• **Task prompt**: Could you write out every entry exactly as it stands?

• **Given records**:
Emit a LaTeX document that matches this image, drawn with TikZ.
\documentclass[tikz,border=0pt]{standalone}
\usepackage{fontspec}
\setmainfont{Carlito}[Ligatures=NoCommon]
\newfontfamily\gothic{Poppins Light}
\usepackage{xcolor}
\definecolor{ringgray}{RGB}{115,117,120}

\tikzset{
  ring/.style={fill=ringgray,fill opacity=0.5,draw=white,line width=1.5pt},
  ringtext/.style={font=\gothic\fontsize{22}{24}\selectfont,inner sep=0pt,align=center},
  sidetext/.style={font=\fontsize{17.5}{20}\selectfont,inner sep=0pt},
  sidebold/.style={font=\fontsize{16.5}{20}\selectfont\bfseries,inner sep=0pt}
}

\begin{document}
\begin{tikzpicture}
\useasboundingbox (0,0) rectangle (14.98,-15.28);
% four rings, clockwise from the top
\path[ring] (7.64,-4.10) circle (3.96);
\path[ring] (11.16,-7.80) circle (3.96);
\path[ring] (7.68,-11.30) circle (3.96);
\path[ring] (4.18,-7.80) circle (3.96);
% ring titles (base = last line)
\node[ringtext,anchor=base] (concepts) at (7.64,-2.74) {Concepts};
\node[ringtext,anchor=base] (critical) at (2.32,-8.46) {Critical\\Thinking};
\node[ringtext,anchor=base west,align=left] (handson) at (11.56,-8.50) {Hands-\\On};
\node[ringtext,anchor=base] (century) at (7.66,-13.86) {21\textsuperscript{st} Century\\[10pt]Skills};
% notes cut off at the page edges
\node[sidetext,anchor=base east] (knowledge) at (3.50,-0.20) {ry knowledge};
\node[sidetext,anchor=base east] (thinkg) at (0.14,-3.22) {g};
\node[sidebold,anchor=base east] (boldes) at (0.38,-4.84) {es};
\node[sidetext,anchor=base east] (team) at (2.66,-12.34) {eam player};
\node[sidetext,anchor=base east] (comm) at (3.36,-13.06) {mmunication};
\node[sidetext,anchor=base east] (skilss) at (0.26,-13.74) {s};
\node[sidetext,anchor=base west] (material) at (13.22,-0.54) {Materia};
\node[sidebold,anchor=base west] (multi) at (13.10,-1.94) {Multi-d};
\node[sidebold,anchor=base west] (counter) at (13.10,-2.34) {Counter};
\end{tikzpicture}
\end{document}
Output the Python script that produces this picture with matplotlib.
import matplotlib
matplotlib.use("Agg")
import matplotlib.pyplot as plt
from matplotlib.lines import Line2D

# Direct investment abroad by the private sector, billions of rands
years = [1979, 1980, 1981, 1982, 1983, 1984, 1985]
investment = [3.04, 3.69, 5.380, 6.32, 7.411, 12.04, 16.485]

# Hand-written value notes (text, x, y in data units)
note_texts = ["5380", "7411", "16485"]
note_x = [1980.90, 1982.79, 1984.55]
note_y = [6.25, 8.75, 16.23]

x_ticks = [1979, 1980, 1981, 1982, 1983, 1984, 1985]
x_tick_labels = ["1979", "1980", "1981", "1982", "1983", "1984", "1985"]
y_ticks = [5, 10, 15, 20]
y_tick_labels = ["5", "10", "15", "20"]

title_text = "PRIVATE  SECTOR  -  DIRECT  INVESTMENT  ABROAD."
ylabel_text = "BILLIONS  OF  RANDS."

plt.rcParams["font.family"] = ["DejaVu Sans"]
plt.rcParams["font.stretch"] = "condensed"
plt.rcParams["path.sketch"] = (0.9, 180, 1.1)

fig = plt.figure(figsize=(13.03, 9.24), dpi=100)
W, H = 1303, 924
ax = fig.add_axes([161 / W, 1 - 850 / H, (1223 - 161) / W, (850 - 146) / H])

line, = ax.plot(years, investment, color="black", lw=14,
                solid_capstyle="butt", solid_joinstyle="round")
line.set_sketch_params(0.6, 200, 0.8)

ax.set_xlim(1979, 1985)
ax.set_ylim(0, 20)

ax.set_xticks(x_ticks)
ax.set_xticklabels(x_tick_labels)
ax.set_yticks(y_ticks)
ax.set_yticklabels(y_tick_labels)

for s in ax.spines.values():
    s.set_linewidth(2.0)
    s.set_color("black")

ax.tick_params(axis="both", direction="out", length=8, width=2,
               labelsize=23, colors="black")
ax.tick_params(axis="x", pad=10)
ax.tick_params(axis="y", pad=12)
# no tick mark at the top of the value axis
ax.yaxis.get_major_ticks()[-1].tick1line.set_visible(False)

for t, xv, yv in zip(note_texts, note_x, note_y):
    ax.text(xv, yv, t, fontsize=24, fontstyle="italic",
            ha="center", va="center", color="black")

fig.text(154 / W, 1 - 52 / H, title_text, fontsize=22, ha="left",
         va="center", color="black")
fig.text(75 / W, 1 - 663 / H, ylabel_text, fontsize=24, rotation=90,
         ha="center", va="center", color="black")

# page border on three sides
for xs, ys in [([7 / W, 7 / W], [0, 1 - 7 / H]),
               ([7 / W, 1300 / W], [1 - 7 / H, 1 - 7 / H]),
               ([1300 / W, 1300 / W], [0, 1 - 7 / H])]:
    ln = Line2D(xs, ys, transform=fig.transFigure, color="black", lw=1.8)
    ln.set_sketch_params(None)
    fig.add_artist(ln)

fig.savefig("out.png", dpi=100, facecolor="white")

• **Full response**:
Emit a LaTeX document that matches this image, drawn with TikZ.
\documentclass[tikz,border=0pt]{standalone}
\usepackage{fontspec}
\setmainfont{Carlito}[Ligatures=NoCommon]
\newfontfamily\gothic{Poppins Light}
\usepackage{xcolor}
\definecolor{ringgray}{RGB}{115,117,120}

\tikzset{
  ring/.style={fill=ringgray,fill opacity=0.5,draw=white,line width=1.5pt},
  ringtext/.style={font=\gothic\fontsize{22}{24}\selectfont,inner sep=0pt,align=center},
  sidetext/.style={font=\fontsize{17.5}{20}\selectfont,inner sep=0pt},
  sidebold/.style={font=\fontsize{16.5}{20}\selectfont\bfseries,inner sep=0pt}
}

\begin{document}
\begin{tikzpicture}
\useasboundingbox (0,0) rectangle (14.98,-15.28);
% four rings, clockwise from the top
\path[ring] (7.64,-4.10) circle (3.96);
\path[ring] (11.16,-7.80) circle (3.96);
\path[ring] (7.68,-11.30) circle (3.96);
\path[ring] (4.18,-7.80) circle (3.96);
% ring titles (base = last line)
\node[ringtext,anchor=base] (concepts) at (7.64,-2.74) {Concepts};
\node[ringtext,anchor=base] (critical) at (2.32,-8.46) {Critical\\Thinking};
\node[ringtext,anchor=base west,align=left] (handson) at (11.56,-8.50) {Hands-\\On};
\node[ringtext,anchor=base] (century) at (7.66,-13.86) {21\textsuperscript{st} Century\\[10pt]Skills};
% notes cut off at the page edges
\node[sidetext,anchor=base east] (knowledge) at (3.50,-0.20) {ry knowledge};
\node[sidetext,anchor=base east] (thinkg) at (0.14,-3.22) {g};
\node[sidebold,anchor=base east] (boldes) at (0.38,-4.84) {es};
\node[sidetext,anchor=base east] (team) at (2.66,-12.34) {eam player};
\node[sidetext,anchor=base east] (comm) at (3.36,-13.06) {mmunication};
\node[sidetext,anchor=base east] (skilss) at (0.26,-13.74) {s};
\node[sidetext,anchor=base west] (material) at (13.22,-0.54) {Materia};
\node[sidebold,anchor=base west] (multi) at (13.10,-1.94) {Multi-d};
\node[sidebold,anchor=base west] (counter) at (13.10,-2.34) {Counter};
\end{tikzpicture}
\end{document}
Output the Python script that produces this picture with matplotlib.
import matplotlib
matplotlib.use("Agg")
import matplotlib.pyplot as plt
from matplotlib.lines import Line2D

# Direct investment abroad by the private sector, billions of rands
years = [1979, 1980, 1981, 1982, 1983, 1984, 1985]
investment = [3.04, 3.69, 5.380, 6.32, 7.411, 12.04, 16.485]

# Hand-written value notes (text, x, y in data units)
note_texts = ["5380", "7411", "16485"]
note_x = [1980.90, 1982.79, 1984.55]
note_y = [6.25, 8.75, 16.23]

x_ticks = [1979, 1980, 1981, 1982, 1983, 1984, 1985]
x_tick_labels = ["1979", "1980", "1981", "1982", "1983", "1984", "1985"]
y_ticks = [5, 10, 15, 20]
y_tick_labels = ["5", "10", "15", "20"]

title_text = "PRIVATE  SECTOR  -  DIRECT  INVESTMENT  ABROAD."
ylabel_text = "BILLIONS  OF  RANDS."

plt.rcParams["font.family"] = ["DejaVu Sans"]
plt.rcParams["font.stretch"] = "condensed"
plt.rcParams["path.sketch"] = (0.9, 180, 1.1)

fig = plt.figure(figsize=(13.03, 9.24), dpi=100)
W, H = 1303, 924
ax = fig.add_axes([161 / W, 1 - 850 / H, (1223 - 161) / W, (850 - 146) / H])

line, = ax.plot(years, investment, color="black", lw=14,
                solid_capstyle="butt", solid_joinstyle="round")
line.set_sketch_params(0.6, 200, 0.8)

ax.set_xlim(1979, 1985)
ax.set_ylim(0, 20)

ax.set_xticks(x_ticks)
ax.set_xticklabels(x_tick_labels)
ax.set_yticks(y_ticks)
ax.set_yticklabels(y_tick_labels)

for s in ax.spines.values():
    s.set_linewidth(2.0)
    s.set_color("black")

ax.tick_params(axis="both", direction="out", length=8, width=2,
               labelsize=23, colors="black")
ax.tick_params(axis="x", pad=10)
ax.tick_params(axis="y", pad=12)
# no tick mark at the top of the value axis
ax.yaxis.get_major_ticks()[-1].tick1line.set_visible(False)

for t, xv, yv in zip(note_texts, note_x, note_y):
    ax.text(xv, yv, t, fontsize=24, fontstyle="italic",
            ha="center", va="center", color="black")

fig.text(154 / W, 1 - 52 / H, title_text, fontsize=22, ha="left",
         va="center", color="black")
fig.text(75 / W, 1 - 663 / H, ylabel_text, fontsize=24, rotation=90,
         ha="center", va="center", color="black")

# page border on three sides
for xs, ys in [([7 / W, 7 / W], [0, 1 - 7 / H]),
               ([7 / W, 1300 / W], [1 - 7 / H, 1 - 7 / H]),
               ([1300 / W, 1300 / W], [0, 1 - 7 / H])]:
    ln = Line2D(xs, ys, transform=fig.transFigure, color="black", lw=1.8)
    ln.set_sketch_params(None)
    fig.add_artist(ln)

fig.savefig("out.png", dpi=100, facecolor="white")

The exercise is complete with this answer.